Asriel Wrote:
cute. my phrase got used. Although it seems like your problem is a little different. What I meant was feeling like "i need to study everything I learned yesterday or I'll forget it -- as opposed to letting SRS take its course." Why do I think your case is different?
The thing that is curious to me is that you've noticed that it works for vocab, but you're uncertain about grammar.
So, as opposed to being uncertain about the SRS working, it seems like you're confused about how to use it for grammar, and what the best ways of doing it are. And that you seem to be memorizing the sentences and not the grammar. Read some of nest0r's posts -- they deal with a lot of things that I'm not sure I undersant 100%, but he likes to deal with this kind of thing.
My cards are usually a weird form of cloze deletion. For example:
Front:
〜としても
彼は医者であるが、小説家[...]有名である。
Back:
彼は医者であるが、小説家としても有名である。
--explanation from wherever I got it from--
This way it forces me to look at the grammar point, almost like a vocab card, and then see how it's being used in the sentence. Learning grammar is trickier than vocab, and is best to see it, and then see it in a lot of contexts. Whereas vocab is "set up better" for SRS.
I picked your quote because I've felt the way on and off. xD Especially when I first started with Anki...I learned French in high school through textbooks, so it felt like running through Walmart naked to switch to Anki, especially since I'm mining from AAP and from Manga Way.
I kind of do have a similar problem to what you mentioned - I'd say a good 85-90% of the time I hit "hard' no matter how well I know things since I'm afraid scheduling them too far out will cause me to forget it, even if the "hard' interval is 8-15 days. I've tried to be more "liberal" and schedule things farther, but I'm a paranoid individual.
Vocab is fun to do - it's like a game. Do I know it or do I not? If I do, yay! If I don't, say it out loud a couple times, read the sentence, and try again when it comes up again from the failed pile.
I'm thinking of switching to a cloze deleted grammar deck. It's gonna go a lot slower, but I'm not retaining the grammar as well as I'd like and I'm mostly picturing the sentence and reciting what it means. I think one thing I need to do is start pulling things from native sources instead of relying totally on the grammar books, since...well, the English translation is sitting there for me, so why should I bother trying too hard to pull things together?
I think I may end up being the kind of person who, to understand grammar, has to delve into it via native sources instead of SRSing examples about it.
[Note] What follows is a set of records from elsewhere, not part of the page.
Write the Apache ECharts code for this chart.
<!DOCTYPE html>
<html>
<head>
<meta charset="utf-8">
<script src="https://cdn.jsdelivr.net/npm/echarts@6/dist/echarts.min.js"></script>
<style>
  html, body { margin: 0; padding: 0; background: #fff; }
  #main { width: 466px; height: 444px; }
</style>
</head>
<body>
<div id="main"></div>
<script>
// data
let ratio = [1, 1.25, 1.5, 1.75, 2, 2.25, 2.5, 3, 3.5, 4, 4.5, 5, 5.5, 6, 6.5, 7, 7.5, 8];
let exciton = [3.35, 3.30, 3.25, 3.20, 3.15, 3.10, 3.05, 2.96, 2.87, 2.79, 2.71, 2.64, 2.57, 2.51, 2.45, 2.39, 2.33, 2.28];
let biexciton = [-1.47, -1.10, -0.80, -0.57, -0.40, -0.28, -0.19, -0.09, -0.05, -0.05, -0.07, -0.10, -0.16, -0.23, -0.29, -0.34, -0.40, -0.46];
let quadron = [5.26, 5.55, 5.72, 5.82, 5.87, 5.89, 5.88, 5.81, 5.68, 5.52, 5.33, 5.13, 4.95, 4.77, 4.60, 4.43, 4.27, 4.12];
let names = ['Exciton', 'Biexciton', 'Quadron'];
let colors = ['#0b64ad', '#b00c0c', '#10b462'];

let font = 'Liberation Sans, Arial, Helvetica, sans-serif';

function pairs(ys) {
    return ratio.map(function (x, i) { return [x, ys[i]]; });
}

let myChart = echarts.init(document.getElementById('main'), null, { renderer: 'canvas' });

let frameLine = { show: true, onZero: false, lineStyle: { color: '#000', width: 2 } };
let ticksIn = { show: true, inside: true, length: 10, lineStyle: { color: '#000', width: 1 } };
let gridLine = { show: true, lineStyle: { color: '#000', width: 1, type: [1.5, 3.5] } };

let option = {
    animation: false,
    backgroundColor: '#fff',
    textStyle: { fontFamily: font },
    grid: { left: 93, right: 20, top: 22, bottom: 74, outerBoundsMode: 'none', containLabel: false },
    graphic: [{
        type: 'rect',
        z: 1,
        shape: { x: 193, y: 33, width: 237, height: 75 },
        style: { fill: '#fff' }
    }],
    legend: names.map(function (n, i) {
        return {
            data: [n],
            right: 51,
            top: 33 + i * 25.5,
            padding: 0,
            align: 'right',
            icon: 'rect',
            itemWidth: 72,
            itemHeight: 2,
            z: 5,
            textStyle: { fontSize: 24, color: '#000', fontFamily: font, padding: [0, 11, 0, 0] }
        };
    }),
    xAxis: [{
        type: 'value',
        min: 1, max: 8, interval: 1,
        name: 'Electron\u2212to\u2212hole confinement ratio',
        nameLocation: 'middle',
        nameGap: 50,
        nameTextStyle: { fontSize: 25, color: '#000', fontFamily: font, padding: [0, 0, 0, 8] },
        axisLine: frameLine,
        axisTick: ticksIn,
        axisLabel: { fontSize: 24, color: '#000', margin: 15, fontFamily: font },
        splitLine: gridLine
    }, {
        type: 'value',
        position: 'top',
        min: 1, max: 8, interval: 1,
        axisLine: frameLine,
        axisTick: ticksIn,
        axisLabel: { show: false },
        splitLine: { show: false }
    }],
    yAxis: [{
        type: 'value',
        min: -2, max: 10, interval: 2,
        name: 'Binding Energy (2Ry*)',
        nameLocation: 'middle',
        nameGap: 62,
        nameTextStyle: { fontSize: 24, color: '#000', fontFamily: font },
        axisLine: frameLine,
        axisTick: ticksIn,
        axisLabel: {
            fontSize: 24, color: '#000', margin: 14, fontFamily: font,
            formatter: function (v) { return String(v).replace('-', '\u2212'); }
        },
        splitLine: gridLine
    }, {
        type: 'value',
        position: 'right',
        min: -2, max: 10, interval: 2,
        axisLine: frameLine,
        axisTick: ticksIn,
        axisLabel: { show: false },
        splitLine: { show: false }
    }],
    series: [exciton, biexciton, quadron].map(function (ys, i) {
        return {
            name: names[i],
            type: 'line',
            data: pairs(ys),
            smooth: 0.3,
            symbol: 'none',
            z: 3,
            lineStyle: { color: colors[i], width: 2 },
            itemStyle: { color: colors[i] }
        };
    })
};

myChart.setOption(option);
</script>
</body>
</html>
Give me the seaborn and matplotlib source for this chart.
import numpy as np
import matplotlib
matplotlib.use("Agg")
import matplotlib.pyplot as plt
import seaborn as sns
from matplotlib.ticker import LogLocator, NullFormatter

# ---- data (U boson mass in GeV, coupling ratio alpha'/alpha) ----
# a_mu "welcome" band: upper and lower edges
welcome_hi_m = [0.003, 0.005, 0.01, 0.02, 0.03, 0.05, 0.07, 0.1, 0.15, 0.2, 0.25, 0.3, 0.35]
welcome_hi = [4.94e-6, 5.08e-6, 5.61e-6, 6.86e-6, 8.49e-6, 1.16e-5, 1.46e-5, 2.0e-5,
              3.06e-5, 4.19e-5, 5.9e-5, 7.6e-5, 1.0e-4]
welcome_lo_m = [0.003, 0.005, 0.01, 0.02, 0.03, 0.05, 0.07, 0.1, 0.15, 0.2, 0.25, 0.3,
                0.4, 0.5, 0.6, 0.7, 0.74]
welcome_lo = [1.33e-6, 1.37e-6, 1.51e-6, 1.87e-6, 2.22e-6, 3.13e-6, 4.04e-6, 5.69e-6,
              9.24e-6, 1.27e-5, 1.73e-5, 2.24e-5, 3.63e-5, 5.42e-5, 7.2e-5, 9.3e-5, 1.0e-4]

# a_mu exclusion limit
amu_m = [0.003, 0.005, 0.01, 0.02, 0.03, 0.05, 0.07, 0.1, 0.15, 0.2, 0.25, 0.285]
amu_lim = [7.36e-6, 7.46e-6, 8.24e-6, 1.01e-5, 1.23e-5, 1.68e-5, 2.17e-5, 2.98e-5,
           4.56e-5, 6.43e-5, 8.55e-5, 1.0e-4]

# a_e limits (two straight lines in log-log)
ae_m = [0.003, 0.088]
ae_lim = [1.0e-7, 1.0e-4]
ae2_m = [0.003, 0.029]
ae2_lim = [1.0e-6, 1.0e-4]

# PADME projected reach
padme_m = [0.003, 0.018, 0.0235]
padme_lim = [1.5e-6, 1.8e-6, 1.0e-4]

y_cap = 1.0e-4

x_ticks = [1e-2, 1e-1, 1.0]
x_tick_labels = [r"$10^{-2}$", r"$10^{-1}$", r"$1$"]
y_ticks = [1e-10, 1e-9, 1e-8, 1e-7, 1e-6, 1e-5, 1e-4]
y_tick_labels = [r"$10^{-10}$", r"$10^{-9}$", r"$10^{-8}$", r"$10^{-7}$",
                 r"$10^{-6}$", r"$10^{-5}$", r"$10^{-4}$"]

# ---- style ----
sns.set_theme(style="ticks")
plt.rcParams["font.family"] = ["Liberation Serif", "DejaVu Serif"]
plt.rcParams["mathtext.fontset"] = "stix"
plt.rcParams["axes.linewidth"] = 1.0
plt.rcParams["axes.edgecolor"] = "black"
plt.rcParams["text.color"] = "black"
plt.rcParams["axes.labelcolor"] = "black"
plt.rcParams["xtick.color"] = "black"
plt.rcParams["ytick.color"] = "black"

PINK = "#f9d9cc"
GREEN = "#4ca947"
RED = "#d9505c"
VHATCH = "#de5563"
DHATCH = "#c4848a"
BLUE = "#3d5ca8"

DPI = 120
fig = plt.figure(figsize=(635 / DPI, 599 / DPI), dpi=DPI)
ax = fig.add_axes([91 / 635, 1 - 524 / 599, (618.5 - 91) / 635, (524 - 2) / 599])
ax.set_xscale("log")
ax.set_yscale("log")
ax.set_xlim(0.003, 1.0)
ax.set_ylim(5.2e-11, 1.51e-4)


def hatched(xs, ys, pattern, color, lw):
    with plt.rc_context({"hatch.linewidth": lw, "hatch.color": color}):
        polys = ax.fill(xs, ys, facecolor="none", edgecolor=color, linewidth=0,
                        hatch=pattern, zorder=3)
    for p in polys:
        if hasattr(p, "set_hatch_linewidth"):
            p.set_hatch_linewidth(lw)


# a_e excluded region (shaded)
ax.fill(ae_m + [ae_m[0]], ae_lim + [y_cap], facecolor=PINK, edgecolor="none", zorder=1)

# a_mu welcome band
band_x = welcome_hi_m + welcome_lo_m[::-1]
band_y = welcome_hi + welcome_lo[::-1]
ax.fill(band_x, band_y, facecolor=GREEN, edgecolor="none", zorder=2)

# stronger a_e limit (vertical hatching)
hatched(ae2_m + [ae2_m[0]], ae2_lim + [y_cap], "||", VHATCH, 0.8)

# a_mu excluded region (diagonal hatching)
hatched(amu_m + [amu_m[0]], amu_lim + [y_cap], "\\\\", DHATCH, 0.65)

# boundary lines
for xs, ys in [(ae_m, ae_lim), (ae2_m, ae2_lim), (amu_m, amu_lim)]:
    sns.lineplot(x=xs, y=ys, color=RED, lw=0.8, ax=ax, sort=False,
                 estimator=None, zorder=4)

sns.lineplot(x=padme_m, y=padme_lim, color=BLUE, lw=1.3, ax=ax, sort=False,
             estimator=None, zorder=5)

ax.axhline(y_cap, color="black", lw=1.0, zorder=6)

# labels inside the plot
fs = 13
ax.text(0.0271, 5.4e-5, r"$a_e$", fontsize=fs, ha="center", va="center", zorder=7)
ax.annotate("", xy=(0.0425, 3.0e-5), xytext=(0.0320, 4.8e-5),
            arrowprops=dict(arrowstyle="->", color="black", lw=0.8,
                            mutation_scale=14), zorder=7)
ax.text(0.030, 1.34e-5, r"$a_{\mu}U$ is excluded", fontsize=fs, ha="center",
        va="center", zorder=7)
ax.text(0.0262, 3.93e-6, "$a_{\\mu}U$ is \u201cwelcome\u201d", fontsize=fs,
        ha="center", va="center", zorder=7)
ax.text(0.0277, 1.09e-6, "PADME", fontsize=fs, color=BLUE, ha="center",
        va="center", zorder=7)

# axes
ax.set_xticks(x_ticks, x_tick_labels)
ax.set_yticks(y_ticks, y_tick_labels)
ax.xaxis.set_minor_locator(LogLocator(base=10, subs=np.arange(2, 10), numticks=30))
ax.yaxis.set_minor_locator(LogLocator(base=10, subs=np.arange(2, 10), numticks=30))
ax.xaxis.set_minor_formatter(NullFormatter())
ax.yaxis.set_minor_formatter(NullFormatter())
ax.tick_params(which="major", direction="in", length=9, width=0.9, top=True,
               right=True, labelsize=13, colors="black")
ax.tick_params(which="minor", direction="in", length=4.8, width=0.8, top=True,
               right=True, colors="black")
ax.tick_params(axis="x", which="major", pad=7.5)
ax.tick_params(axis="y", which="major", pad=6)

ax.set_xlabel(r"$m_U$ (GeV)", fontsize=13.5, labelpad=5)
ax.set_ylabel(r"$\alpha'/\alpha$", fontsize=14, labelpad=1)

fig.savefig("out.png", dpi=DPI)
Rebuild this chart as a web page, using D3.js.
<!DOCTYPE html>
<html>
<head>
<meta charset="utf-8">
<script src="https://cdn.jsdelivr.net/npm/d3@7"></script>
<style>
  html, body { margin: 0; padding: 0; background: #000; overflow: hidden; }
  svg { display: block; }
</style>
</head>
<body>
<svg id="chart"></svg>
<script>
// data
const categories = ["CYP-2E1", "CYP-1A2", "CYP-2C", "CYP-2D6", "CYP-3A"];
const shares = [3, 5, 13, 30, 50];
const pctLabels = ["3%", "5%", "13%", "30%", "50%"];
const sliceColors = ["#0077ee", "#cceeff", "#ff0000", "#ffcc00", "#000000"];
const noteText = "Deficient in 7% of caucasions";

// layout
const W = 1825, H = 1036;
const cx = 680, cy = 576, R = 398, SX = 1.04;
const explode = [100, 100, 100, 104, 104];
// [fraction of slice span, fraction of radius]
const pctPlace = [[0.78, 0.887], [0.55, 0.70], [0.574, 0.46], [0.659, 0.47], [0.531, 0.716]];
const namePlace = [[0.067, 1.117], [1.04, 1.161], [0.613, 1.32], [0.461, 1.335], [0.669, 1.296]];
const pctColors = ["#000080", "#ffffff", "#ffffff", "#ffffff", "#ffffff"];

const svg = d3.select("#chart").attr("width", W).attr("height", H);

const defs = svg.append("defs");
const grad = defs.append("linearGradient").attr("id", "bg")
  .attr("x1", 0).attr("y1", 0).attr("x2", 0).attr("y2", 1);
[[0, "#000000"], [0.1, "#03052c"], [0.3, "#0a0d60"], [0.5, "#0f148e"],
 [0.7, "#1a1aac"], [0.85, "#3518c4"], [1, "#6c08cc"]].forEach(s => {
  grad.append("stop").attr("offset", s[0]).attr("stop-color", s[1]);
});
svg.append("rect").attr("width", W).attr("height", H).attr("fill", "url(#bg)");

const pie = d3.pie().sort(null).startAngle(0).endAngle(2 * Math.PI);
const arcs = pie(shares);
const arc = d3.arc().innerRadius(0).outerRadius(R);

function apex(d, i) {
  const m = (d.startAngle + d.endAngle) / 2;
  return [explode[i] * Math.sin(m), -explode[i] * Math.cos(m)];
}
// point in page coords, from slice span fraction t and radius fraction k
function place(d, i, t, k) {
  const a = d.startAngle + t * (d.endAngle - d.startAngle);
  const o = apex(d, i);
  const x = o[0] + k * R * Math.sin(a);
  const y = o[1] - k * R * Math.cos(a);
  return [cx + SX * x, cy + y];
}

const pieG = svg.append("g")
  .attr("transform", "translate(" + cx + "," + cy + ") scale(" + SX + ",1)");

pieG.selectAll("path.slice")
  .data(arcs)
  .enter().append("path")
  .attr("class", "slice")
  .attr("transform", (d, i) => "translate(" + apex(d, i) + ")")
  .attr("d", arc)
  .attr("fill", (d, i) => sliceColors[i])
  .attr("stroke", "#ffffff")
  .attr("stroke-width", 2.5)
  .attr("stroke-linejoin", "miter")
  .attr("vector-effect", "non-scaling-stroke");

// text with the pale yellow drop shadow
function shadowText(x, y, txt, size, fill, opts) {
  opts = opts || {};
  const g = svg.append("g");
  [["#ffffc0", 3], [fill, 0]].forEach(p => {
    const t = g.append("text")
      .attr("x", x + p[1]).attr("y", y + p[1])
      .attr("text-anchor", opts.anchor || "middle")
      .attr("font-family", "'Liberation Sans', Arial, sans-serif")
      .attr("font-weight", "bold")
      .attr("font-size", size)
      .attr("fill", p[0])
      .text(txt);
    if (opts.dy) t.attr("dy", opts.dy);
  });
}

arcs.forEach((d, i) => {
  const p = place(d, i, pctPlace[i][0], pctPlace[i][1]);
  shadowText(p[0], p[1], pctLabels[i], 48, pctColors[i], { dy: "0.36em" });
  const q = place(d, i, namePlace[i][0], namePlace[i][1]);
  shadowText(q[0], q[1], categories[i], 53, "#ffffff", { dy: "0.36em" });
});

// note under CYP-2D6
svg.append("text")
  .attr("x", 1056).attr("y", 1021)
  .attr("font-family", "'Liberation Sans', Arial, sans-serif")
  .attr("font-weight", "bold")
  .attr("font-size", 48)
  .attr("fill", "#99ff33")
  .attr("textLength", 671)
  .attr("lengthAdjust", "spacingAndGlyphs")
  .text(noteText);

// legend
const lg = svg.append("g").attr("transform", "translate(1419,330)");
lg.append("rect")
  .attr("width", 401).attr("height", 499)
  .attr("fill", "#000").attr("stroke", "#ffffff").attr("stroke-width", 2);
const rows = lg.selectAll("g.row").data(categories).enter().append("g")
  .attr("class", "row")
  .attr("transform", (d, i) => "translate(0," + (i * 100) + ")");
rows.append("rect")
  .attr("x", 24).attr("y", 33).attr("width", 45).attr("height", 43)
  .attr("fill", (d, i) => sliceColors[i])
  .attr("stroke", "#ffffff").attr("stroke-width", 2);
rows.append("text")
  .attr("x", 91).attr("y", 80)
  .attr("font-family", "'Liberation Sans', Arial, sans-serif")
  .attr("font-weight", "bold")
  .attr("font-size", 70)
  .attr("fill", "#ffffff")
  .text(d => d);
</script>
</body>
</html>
I'm importing the Pokemon White game soon, so maybe I'll find a transcript and translate that. I like the way you set yours up, though. =) It makes you look at the pattern and see how it's used.
I love the particle book, though - it's FANTASTIC. I think I'll cloze-delete that whole book and really focus on understanding WHY the particles are used where. I mostly use the Manga Way book to pull the rest together - verbs, and other things that don't depend totally on particles.
@mezbup - I do put in multiple examples. Often 3-5 sentences. But mostly what I do is memorize the sentences regardless - I see the pieces I know, put them together and go "OH! It's xyz. =D"
Also..I apologize. I ramble a lot, and I worry, so my posts are a bit lengthy. -wince- I've tried to study Japanese several times before and always given up. I'm getting a Japanese DSi and Pokemon White for Christmas, and I'm thrilled. I can read through the intro with approximately 40% comprehension of what's going on (and can get the general gist of the rest). I don't want to give up this time, and I'd like to do it the "right" way.
...unfortunately, finding the "right" way seems harder than it looks.
Edit: @kainzero - the semi-nice thing is is that I have most of the basics down - basic verb conjugation, basic adjective conjugation, etc. I can recognize those and generally know the shorter sentences off the bat as long as they match up to my vocabulary. So the AAP sentences are pretty close to perfect. I'm about halfways through my Japanese in Manga Way book, and the sentences are starting to get longer, and /that's/ what frustrates me mostly.
I'm to the point where they're getting longer and I don't have the skills yet to really parse them down into parts. I know the basics - I can understand almost all simple sentences, basic particles (most common functions), etc. But once there starts being more than one sentence, or several things going on at once? It confuses the heck out of me.
For example, a lot of the stuff I'm looking at right now deals with "to iu" and things like that - sentences within sentences. So things get jumbled and it's hard for me to parse together where to start, where to stop, etc.
Grammar-wise right now (using Tae Kim as a reference) I understand/can recognize all of the Basic and about a quarter to a third of the essential.